Specifically, recommendations made by the Advisory Committee should reflect the guiding principles set out below.
Recognize safety as fundamental responsibility of the crew.
- Recognize and reflect the overarching, fundamental, and primary responsibility of the vessel’s crew to ensure the safety and security of all passengers and crew in an emergency.
- Recognize the responsibility of passenger vessels to issue and implement safety protocols, procedures, and practices that comply with international (e.g., SOLAS and STCW) and domestic (Coast Guard) rules.
- Recognize emergencies may entail evacuations (e.g., fire) as well as lock-downs/staying in place (e.g., hostages).
- Not propose recommendations that have the effect of forcing passenger vessels to make fundamental changes to standard operating safety policies/practices/protocols or result in placing an undue administrative burden on the crew in the context of responding to an emergency.
Recognize the responsibility to provide effective communication.
- Ensure that emergency-related communication on passenger vessels to persons who are deaf and hard of hearing is as effective as that provided to other passengers.
- Effective communication to passengers who are deaf and hard of hearing includes, but is not limited to:
- The delivery and receipt of the same information provided to others, and;
- The provision of the information directly to the individual in a timely, accurate, and understandable manner that facilitates an informed, appropriate response to the emergency situation.
Differentiate between overnight and non-overnight passenger vessels.
- Recognize that cruise ships (overnight vessels) and other passenger vessels (e.g., ferries, dinner boats, charter fishing boats) adopt and implement different safety policies, practices and procedures regarding:
- Educating passengers about what to do in case of an emergency;
- Getting passengers’ attention that an emergency exists (alarms, public address announcements), and;
- Communicating detailed instructions on how to respond after getting their attention.
- For example, there may be no education about emergency procedures on short excursion passenger vessels. In contrast, cruise ships have education sessions at the beginning of the cruise, sound alarms, and provide detailed instructions once passengers get to muster stations. Further, there may be no opportunity on short excursions for persons who are deaf or hard of hearing to self-identify.
- Provide for education and training of crew members about the heterogeneity of the population and how to meet functional needs.

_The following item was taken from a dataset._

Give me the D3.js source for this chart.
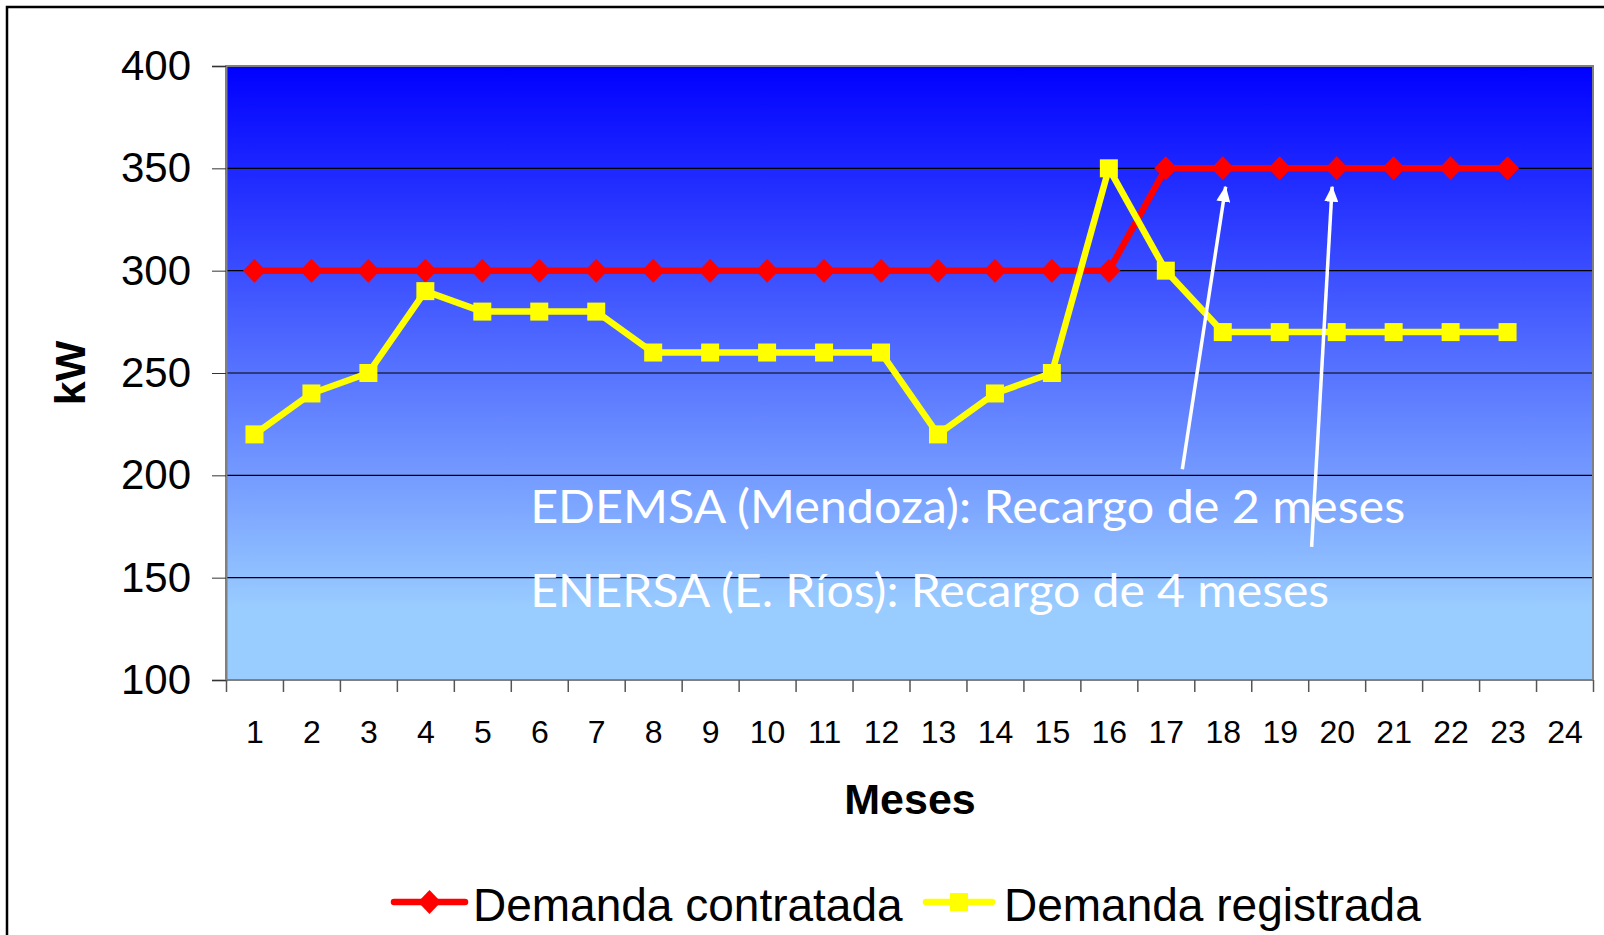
<!DOCTYPE html>
<html>
<head>
<meta charset="utf-8">
<script src="https://cdn.jsdelivr.net/npm/d3@7"></script>
<style>
  body { margin: 0; background: #fff; }
  svg text { font-family: "Liberation Sans", Arial, sans-serif; }
</style>
</head>
<body>
<div id="chart"></div>
<script>
// data
const monthLabels = ["1","2","3","4","5","6","7","8","9","10","11","12",
  "13","14","15","16","17","18","19","20","21","22","23","24"];
const contratada = [300,300,300,300,300,300,300,300,300,300,300,300,300,300,300,300,
  350,350,350,350,350,350,350];
const registrada = [220,240,250,290,280,280,280,260,260,260,260,260,220,240,250,350,
  300,270,270,270,270,270,270];
const yTicks = [100,150,200,250,300,350,400];
const seriesNames = ["Demanda contratada", "Demanda registrada"];
const notes = ["EDEMSA (Mendoza): Recargo de 2 meses", "ENERSA (E. Ríos): Recargo de 4 meses"];
// arrows in data units: [month, kW] tail -> tip
const arrows = [
  {from: [17.29, 203], to: [18.05, 341]},
  {from: [19.56, 165], to: [19.92, 341]}
];

const svgWidth = 1604;
const svgHeight = 935;
const plot = {left: 226, top: 66, right: 1593, bottom: 680};

const svg = d3.select("#chart")
    .append("svg")
    .attr("width", svgWidth)
    .attr("height", svgHeight);

// outer frame (right / bottom edges fall outside the picture)
svg.append("rect")
    .attr("x", 7).attr("y", 7)
    .attr("width", 1620).attr("height", 960)
    .attr("fill", "none")
    .attr("stroke", "#000")
    .attr("stroke-width", 2.5);

const x = d3.scaleLinear()
    .domain([0.5, monthLabels.length + 0.5])
    .range([plot.left, plot.right]);

const y = d3.scaleLinear()
    .domain([100, 400])
    .range([plot.bottom, plot.top]);

// plot background gradient
const defs = svg.append("defs");
const grad = defs.append("linearGradient")
    .attr("id", "bg")
    .attr("x1", 0).attr("y1", 0).attr("x2", 0).attr("y2", 1);
grad.append("stop").attr("offset", "0%").attr("stop-color", "#0000ff");
grad.append("stop").attr("offset", "88%").attr("stop-color", "#99ccff");

defs.append("marker")
    .attr("id", "arrowhead")
    .attr("viewBox", "0 0 16 14")
    .attr("refX", 15).attr("refY", 7)
    .attr("markerWidth", 16).attr("markerHeight", 14)
    .attr("markerUnits", "userSpaceOnUse")
    .attr("orient", "auto")
    .append("path")
    .attr("d", "M0,0 L16,7 L0,14 Z")
    .attr("fill", "#fff");

svg.append("rect")
    .attr("x", plot.left).attr("y", plot.top)
    .attr("width", plot.right - plot.left)
    .attr("height", plot.bottom - plot.top)
    .attr("fill", "url(#bg)");

// gridlines
svg.append("g")
    .selectAll("line")
    .data(yTicks.slice(1, -1))
    .enter()
    .append("line")
    .attr("x1", plot.left).attr("x2", plot.right)
    .attr("y1", d => y(d)).attr("y2", d => y(d))
    .attr("stroke", "#000")
    .attr("stroke-width", 1.2);

svg.append("rect")
    .attr("x", plot.left).attr("y", plot.top)
    .attr("width", plot.right - plot.left)
    .attr("height", plot.bottom - plot.top)
    .attr("fill", "none")
    .attr("stroke", "#808080")
    .attr("stroke-width", 2);

// y axis
const leftAxis = d3.axisLeft(y).tickValues(yTicks).tickSize(14).tickPadding(21);
const gy = svg.append("g")
    .attr("transform", `translate(${plot.left}, 0)`)
    .call(leftAxis);
gy.select(".domain").attr("stroke", "#808080").attr("stroke-width", 2);
gy.selectAll(".tick line").attr("stroke", "#333");
gy.selectAll("text").style("font-size", "42px").attr("fill", "#000");

// x axis: boundary ticks + centered labels
const boundaries = d3.range(0, monthLabels.length + 1).map(i => i + 0.5);
const gxTicks = svg.append("g")
    .attr("transform", `translate(0, ${plot.bottom})`)
    .call(d3.axisBottom(x).tickValues(boundaries).tickSize(12).tickFormat(""));
gxTicks.select(".domain").remove();
gxTicks.selectAll(".tick line").attr("stroke", "#555").attr("stroke-width", 1.5);

const gxLabels = svg.append("g")
    .attr("transform", `translate(0, ${plot.bottom})`)
    .call(d3.axisBottom(x)
        .tickValues(monthLabels.map((d, i) => i + 1))
        .tickFormat(i => monthLabels[i - 1])
        .tickSize(0)
        .tickPadding(40));
gxLabels.select(".domain").remove();
gxLabels.selectAll("text").style("font-size", "32px").attr("fill", "#000");

// axis titles
svg.append("text")
    .attr("transform", `translate(85, ${(y(400) + y(100)) / 2}) rotate(-90)`)
    .attr("text-anchor", "middle")
    .style("font-size", "43px")
    .style("font-weight", "bold")
    .text("kW");

svg.append("text")
    .attr("x", 910)
    .attr("y", 814)
    .attr("text-anchor", "middle")
    .style("font-size", "43px")
    .style("font-weight", "bold")
    .text("Meses");

// lines
const line = d3.line()
    .x((d, i) => x(i + 1))
    .y(d => y(d));

svg.append("path")
    .datum(contratada)
    .attr("d", line)
    .attr("fill", "none")
    .attr("stroke", "#ff0000")
    .attr("stroke-width", 6.5)
    .attr("stroke-linejoin", "round");

svg.append("g")
    .selectAll("path")
    .data(contratada)
    .enter()
    .append("path")
    .attr("d", "M0,-12 L11.5,0 L0,12 L-11.5,0 Z")
    .attr("transform", (d, i) => `translate(${x(i + 1)}, ${y(d)})`)
    .attr("fill", "#ff0000");

svg.append("path")
    .datum(registrada)
    .attr("d", line)
    .attr("fill", "none")
    .attr("stroke", "#ffff00")
    .attr("stroke-width", 6.5)
    .attr("stroke-linejoin", "round");

svg.append("g")
    .selectAll("rect")
    .data(registrada)
    .enter()
    .append("rect")
    .attr("x", (d, i) => x(i + 1) - 9)
    .attr("y", d => y(d) - 9)
    .attr("width", 18)
    .attr("height", 18)
    .attr("fill", "#ffff00");

// annotations
svg.append("g")
    .selectAll("line")
    .data(arrows)
    .enter()
    .append("line")
    .attr("x1", d => x(d.from[0])).attr("y1", d => y(d.from[1]))
    .attr("x2", d => x(d.to[0])).attr("y2", d => y(d.to[1]))
    .attr("stroke", "#fff")
    .attr("stroke-width", 3.5)
    .attr("marker-end", "url(#arrowhead)");

const noteY = [176.6, 135.6];
const noteW = [875, 799];
svg.append("g")
    .selectAll("text")
    .data(notes)
    .enter()
    .append("text")
    .attr("x", x(5.84))
    .attr("y", (d, i) => y(noteY[i]))
    .attr("textLength", (d, i) => noteW[i])
    .attr("lengthAdjust", "spacingAndGlyphs")
    .style("font-family", "Lato, 'Open Sans', sans-serif")
    .style("font-size", "46px")
    .attr("fill", "#fff")
    .text(d => d);

// legend
const legend = [
  {name: seriesNames[0], color: "#ff0000", x1: 394, x2: 465, text: 473, shape: "diamond"},
  {name: seriesNames[1], color: "#ffff00", x1: 926, x2: 992, text: 1004, shape: "square"}
];
const ly = 902;
legend.forEach(function (d) {
    svg.append("line")
        .attr("x1", d.x1).attr("x2", d.x2)
        .attr("y1", ly).attr("y2", ly)
        .attr("stroke", d.color)
        .attr("stroke-width", 6.5)
        .attr("stroke-linecap", "round");
    const cx = (d.x1 + d.x2) / 2;
    if (d.shape === "diamond") {
        svg.append("path")
            .attr("d", "M0,-12 L11.5,0 L0,12 L-11.5,0 Z")
            .attr("transform", `translate(${cx}, ${ly})`)
            .attr("fill", d.color);
    } else {
        svg.append("rect")
            .attr("x", cx - 9).attr("y", ly - 9)
            .attr("width", 18).attr("height", 18)
            .attr("fill", d.color);
    }
    svg.append("text")
        .attr("x", d.text)
        .attr("y", 921)
        .style("font-size", "46px")
        .text(d.name);
});
</script>
</body>
</html>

Recognize heterogeneity of population.
- Recognize the heterogeneity of the population of persons who are deaf and hard of hearing by providing for redundancies in alerts within and across modalities, and with respect to the education and detailed instructions provided (to the extent such alerts, education and instruction are provided to others).
- Respond to the functional needs of individual passengers who are deaf and hard of hearing; response should not be based on labels or categories.
- Recognize that any alarm system designed should reduce to the extent possible the risks of adverse effects that alarm systems can cause to people with disabilities, including persons with epilepsy.
Balance flexibility and certainty.
- Provide a balance between recommendations that provide flexible standards (e.g., allow for alternative means of compliance based on advancements in technology) and the need to provide standards that are measurable, demonstrable, and enforceable.
- Vessel owners should not be prohibited from doing more than what is required.
Recognize authority of Access Board and DOT.
- Recognize the legal constraints under which the Access Board and DOT function regarding the nature and scope of their respective authority to regulate passenger vessels.